• Available data:
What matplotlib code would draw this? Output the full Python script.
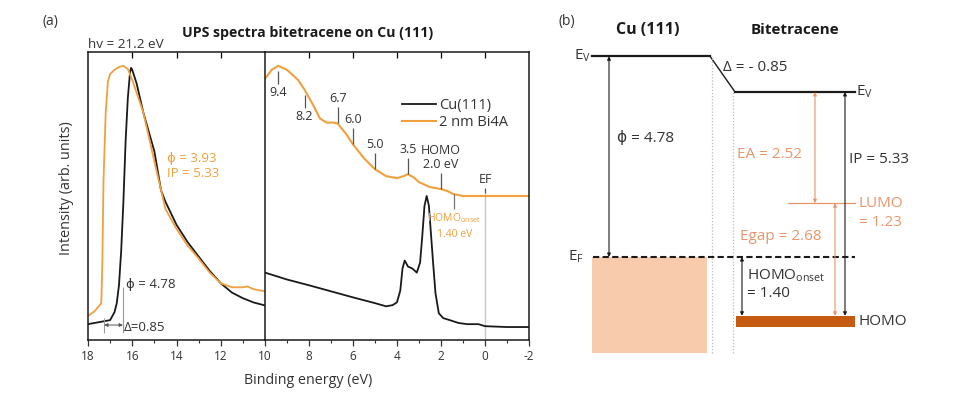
import numpy as np
import matplotlib
matplotlib.use('Agg')
import matplotlib.pyplot as plt

plt.rcParams['font.family'] = ['Open Sans', 'DejaVu Sans']
plt.rcParams['mathtext.default'] = 'regular'
plt.rcParams['axes.unicode_minus'] = False

# ---------------- data ----------------
hv = 21.2
phi_cu = 4.78
phi_bt = 3.93
delta = 0.85
ip_bt = 5.33
ea_bt = 2.52
egap_bt = 2.68
homo_onset = 1.40
lumo_label = 1.23

# secondary electron cutoff region (binding energy, intensity a.u.)
sec_cu_be = [18.0, 17.5, 17.0, 16.8, 16.7, 16.6, 16.5, 16.4, 16.3, 16.2, 16.1, 16.05, 16.0,
             15.8, 15.5, 15.0, 14.7, 14.5, 14.0, 13.5, 13.0, 12.5, 12.0, 11.5, 11.0, 10.5, 10.0]
sec_cu = [5.5, 6.2, 6.9, 9.7, 12.8, 19.0, 31.0, 48.0, 69.0, 84.0, 93.0, 94.5, 93.8,
          89.0, 79.0, 65.5, 52.0, 48.0, 40.0, 34.0, 29.0, 24.0, 19.7, 16.5, 14.5, 13.0, 12.0]

sec_bt_be = [18.0, 17.7, 17.4, 17.35, 17.3, 17.2, 17.1, 17.0, 16.8, 16.6, 16.4, 16.2, 16.0,
             15.5, 15.0, 14.5, 14.0, 13.5, 13.0, 12.5, 12.0, 11.5, 11.0, 10.8, 10.5, 10.0]
sec_bt = [8.3, 10.0, 12.8, 27.6, 55.0, 79.0, 89.7, 92.4, 93.8, 94.8, 95.2, 94.1, 90.3,
          79.0, 62.0, 45.5, 38.6, 32.8, 28.3, 23.4, 19.7, 18.3, 18.3, 18.6, 17.6, 16.9]

# valence band region
val_cu_be = [10.0, 9.0, 8.0, 7.0, 6.0, 5.0, 4.5, 4.2, 4.0, 3.85, 3.75, 3.65, 3.5, 3.3, 3.1,
             2.95, 2.85, 2.75, 2.65, 2.55, 2.45, 2.35, 2.25, 2.1, 1.9, 1.6, 1.2, 0.8, 0.3,
             0.0, -1.0, -2.0]
val_cu = [23.4, 21.0, 19.0, 16.9, 14.8, 12.8, 11.7, 12.1, 13.1, 17.2, 24.8, 27.6, 25.5, 24.8, 23.4,
          26.9, 36.2, 46.6, 50.0, 46.6, 36.2, 25.9, 16.2, 9.3, 7.6, 6.9, 5.9, 5.5, 5.5,
          4.8, 4.5, 4.5]

val_bt_be = [10.0, 9.7, 9.4, 9.0, 8.5, 8.2, 7.8, 7.5, 7.2, 6.9, 6.7, 6.3, 6.0, 5.5, 5.0, 4.5,
             4.0, 3.7, 3.5, 3.2, 3.0, 2.5, 2.0, 1.7, 1.45, 1.0, 0.0, -2.0]
val_bt = [90.7, 93.8, 95.2, 93.8, 90.3, 86.9, 81.4, 76.9, 75.5, 75.5, 75.2, 71.4, 67.9, 63.1,
          59.3, 56.9, 56.2, 56.9, 57.6, 56.2, 54.8, 53.1, 52.4, 51.7, 50.7, 50.0, 50.0, 50.0]

peak_pos = [9.4, 8.2, 6.7, 6.0, 5.0, 3.5, 2.0]
peak_text = ['9.4', '8.2', '6.7', '6.0', '5.0', '3.5', 'HOMO\n2.0 eV']
peak_side = ['below', 'below', 'above', 'above', 'above', 'above', 'above']

left_ticks = [18, 16, 14, 12, 10]
right_ticks = [8, 6, 4, 2, 0, -2]

# ---------------- style ----------------
BLACK = '#1a1a1a'
ORANGE = '#F0A03C'
ORANGE_B = '#E9956A'
CU_FILL = '#F8CBAD'
HOMO_FILL = '#C55A11'
GREY = '#c8c8c8'
TC = '#333333'

W, H = 957, 396
fig = plt.figure(figsize=(W / 100, H / 100), dpi=100)

ax_bottom = 1 - 340 / H
ax_h = 288 / H
axL = fig.add_axes([88 / W, ax_bottom, 177 / W, ax_h])
axR = fig.add_axes([265 / W, ax_bottom, 264 / W, ax_h])

axL.plot(sec_cu_be, sec_cu, color=BLACK, lw=1.3)
axL.plot(sec_bt_be, sec_bt, color=ORANGE, lw=1.3)
axR.plot(val_cu_be, val_cu, color=BLACK, lw=1.3, label='Cu(111)')
axR.plot(val_bt_be, val_bt, color=ORANGE, lw=1.5, label='2 nm Bi4A')

axL.set_xlim(18, 10)
axR.set_xlim(10, -2)
for ax in (axL, axR):
    ax.set_ylim(0, 100)
    ax.set_yticks([])
    for s in ax.spines.values():
        s.set_linewidth(1.1)
        s.set_color(BLACK)
    ax.tick_params(axis='x', which='both', direction='out', labelsize=8.5, colors=TC)
    ax.tick_params(axis='x', which='major', length=4, width=0.9)
    ax.tick_params(axis='x', which='minor', length=2.5, width=0.8)
axL.spines['right'].set_visible(False)

axL.set_xticks(left_ticks)
axL.set_xticks([17, 15, 13, 11], minor=True)
axR.set_xticks(right_ticks)
axR.set_xticks([9, 7, 5, 3, 1, -1], minor=True)

# top inward ticks
for ax, tks in ((axL, left_ticks[1:-1]), (axR, right_ticks[:-1])):
    sec = ax.secondary_xaxis('top')
    sec.set_xticks(tks)
    sec.tick_params(direction='in', length=4, width=0.9, labeltop=False)
    sec.spines['top'].set_visible(False)

# left panel annotations
cut_bt = hv - phi_bt
cut_cu = hv - phi_cu
axL.vlines(cut_bt, 2.4, 7.6, color='#9a9a9a', lw=0.8)
axL.vlines(cut_cu, 2.4, 18.3, color='#9a9a9a', lw=0.8)
axL.annotate('', xy=(cut_cu, 5.2), xytext=(cut_bt, 5.2),
             arrowprops=dict(arrowstyle='<|-|>', color='#555555', lw=0.7,
                             mutation_scale=5, shrinkA=0, shrinkB=0))
axL.text(cut_cu - 0.02, 4.3, '\u0394=0.85', fontsize=9.5, color=TC, ha='left', va='center')
axL.text(cut_cu - 0.12, 19.4, f'\u03d5 = {phi_cu:.2f}', fontsize=9.5, color=TC,
         ha='left', va='center')
axL.text(14.45, 60.5, f'\u03d5 = {phi_bt:.2f}\nIP = {ip_bt:.2f}', fontsize=9.5, color=ORANGE,
         ha='left', va='center', linespacing=1.2)

# right panel peak markers
px = 100 / 288.0
for pos, txt, side in zip(peak_pos, peak_text, peak_side):
    yc = np.interp(pos, val_bt_be[::-1], val_bt[::-1])
    if side == 'below':
        y1, y2 = yc - 5 * px, yc - 18 * px
        axR.vlines(pos, y2, y1, color='#555555', lw=0.9)
        axR.text(pos, y2 - 2 * px, txt, fontsize=9, color=TC, ha='center', va='top')
    else:
        y1, y2 = yc, yc + 16 * px
        axR.vlines(pos, y1, y2, color='#555555', lw=0.9)
        axR.text(pos, y2 + 2 * px, txt, fontsize=9, color=TC, ha='center',
                 va='bottom', linespacing=1.15, multialignment='center')

# EF marker
y_ef = np.interp(0, val_bt_be[::-1], val_bt[::-1])
axR.vlines(0, 0, y_ef + 3 * px, color=GREY, lw=1.0, zorder=0)
axR.vlines(0, y_ef + 3 * px, y_ef + 8 * px, color='#555555', lw=0.9)
axR.text(0, y_ef + 10 * px, 'EF', fontsize=9, color=TC, ha='center', va='bottom')

# HOMO onset marker
y_on = np.interp(homo_onset, val_bt_be[::-1], val_bt[::-1])
axR.vlines(homo_onset, y_on - 15 * px, y_on, color='#777777', lw=0.9)
axR.text(homo_onset, y_on - 17 * px, 'HOMO$_{onset}$\n1.40 eV', fontsize=7.5, color=ORANGE,
         ha='center', va='top', linespacing=1.5, multialignment='center')

leg = axR.legend(loc='upper left', bbox_to_anchor=(0.47, 0.885), frameon=False, fontsize=10.5,
                 handlelength=2.3, handletextpad=0.2, labelspacing=0.15)
for t in leg.get_texts():
    t.set_color(TC)

# figure texts for panel (a)
fig.text(50 / W, 1 - 22 / H, '(a)', fontsize=10, ha='center', va='center', color=TC)
fig.text(308 / W, 1 - 33 / H, 'UPS spectra bitetracene on Cu (111)', fontsize=10.2,
         fontweight='bold', ha='center', va='center', color=BLACK)
fig.text(88 / W, 1 - 44 / H, 'hv = 21.2 eV', fontsize=9.7, ha='left', va='center', color=TC)
fig.text(308 / W, 1 - 381 / H, 'Binding energy (eV)', fontsize=10.3, ha='center', va='center',
         color=TC)
fig.text(66 / W, 1 - 188 / H, 'Intensity (arb. units)', fontsize=10.4, ha='center', va='center',
         rotation=90, color=TC)

# ---------------- panel (b): energy level diagram ----------------
axB = fig.add_axes([560 / W, 0, 397 / W, 1])
axB.set_xlim(560, 957)
axB.set_ylim((257 - 396) / 42.0, 257 / 42.0)
axB.axis('off')

ev_cu = phi_cu
ev_bt = phi_cu - delta
homo = ev_bt - ip_bt
lumo = homo + egap_bt
homo_bot = homo - 0.27
box_bot = -2.29

# Cu metal states
axB.fill_between([592, 707], box_bot, 0, color=CU_FILL, lw=0)
# HOMO bar
axB.fill_between([736, 855], homo_bot, homo, color=HOMO_FILL, lw=0)
# vacuum levels
axB.plot([592, 710], [ev_cu, ev_cu], color=BLACK, lw=1.6)
axB.plot([710, 735], [ev_cu, ev_bt], color=BLACK, lw=1.0)
axB.plot([735, 855], [ev_bt, ev_bt], color=BLACK, lw=1.6)
# interface dotted lines
axB.plot([712, 712], [box_bot, ev_cu], color='#bbbbbb', lw=0.9, ls=(0, (1, 1.5)))
axB.plot([733, 733], [box_bot, ev_bt], color='#bbbbbb', lw=0.9, ls=(0, (1, 1.5)))
# Fermi level
axB.plot([593, 855], [0, 0], color=BLACK, lw=1.5, ls=(0, (3, 1.6)))
# LUMO line
axB.plot([788, 855], [lumo, lumo], color=ORANGE_B, lw=0.9)


def darrow(x, y1, y2, color, lw=0.8):
    axB.annotate('', xy=(x, y2), xytext=(x, y1),
                 arrowprops=dict(arrowstyle='<|-|>', color=color, lw=lw, mutation_scale=5,
                                 shrinkA=0, shrinkB=0))


darrow(609, ev_cu, 0, BLACK)
darrow(815, ev_bt, lumo, ORANGE_B)
darrow(835, lumo, homo, ORANGE_B)
darrow(845, ev_bt, homo, BLACK)
darrow(742, 0, homo, BLACK)

fs = 11
axB.text(574, ev_cu, 'E$_V$', fontsize=fs, ha='left', va='center', color=TC)
axB.text(856, ev_bt, 'E$_V$', fontsize=fs, ha='left', va='center', color=TC)
axB.text(568, 0, 'E$_F$', fontsize=fs, ha='left', va='center', color=TC)
axB.text(723, 4.52, f'\u0394 = - {delta:.2f}', fontsize=fs, ha='left', va='center', color=TC)
axB.text(617, 2.83, f'\u03d5 = {phi_cu:.2f}', fontsize=fs, ha='left', va='center', color=TC)
axB.text(737, 2.43, f'EA = {ea_bt:.2f}', fontsize=fs, ha='left', va='center', color=ORANGE_B)
axB.text(849, 2.31, f'IP = {ip_bt:.2f}', fontsize=fs, ha='left', va='center', color=TC)
axB.text(858, lumo, 'LUMO', fontsize=fs, ha='left', va='center', color=ORANGE_B)
axB.text(859, 0.83, f'= {lumo_label:.2f}', fontsize=fs, ha='left', va='center',
         color=ORANGE_B)
axB.text(740, 0.48, f'Egap = {egap_bt:.2f}', fontsize=fs, ha='left', va='center', color=ORANGE_B)
axB.text(747, -0.45, 'HOMO$_{onset}$', fontsize=fs, ha='left', va='center', color=TC)
axB.text(747, -0.86, f'= {homo_onset:.2f}', fontsize=fs, ha='left', va='center', color=TC)
axB.text(858, (homo + homo_bot) / 2, 'HOMO', fontsize=fs, ha='left', va='center', color=TC)

fig.text(567 / W, 1 - 22 / H, '(b)', fontsize=10, ha='center', va='center', color=TC)
fig.text(648 / W, 1 - 30 / H, 'Cu (111)', fontsize=11.5, fontweight='bold', ha='center',
         va='center', color=BLACK)
fig.text(795 / W, 1 - 30 / H, 'Bitetracene', fontsize=11, fontweight='bold', ha='center',
         va='center', color=BLACK)

fig.savefig('out.png', dpi=100)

• Exercise directions: Repeat only the lines between the start of the data and the line with "lumo_label = 1.23", including those two lines, and skip the pictures.

• Solution for this task:
What matplotlib code would draw this? Output the full Python script.
import numpy as np
import matplotlib
matplotlib.use('Agg')
import matplotlib.pyplot as plt

plt.rcParams['font.family'] = ['Open Sans', 'DejaVu Sans']
plt.rcParams['mathtext.default'] = 'regular'
plt.rcParams['axes.unicode_minus'] = False

# ---------------- data ----------------
hv = 21.2
phi_cu = 4.78
phi_bt = 3.93
delta = 0.85
ip_bt = 5.33
ea_bt = 2.52
egap_bt = 2.68
homo_onset = 1.40
lumo_label = 1.23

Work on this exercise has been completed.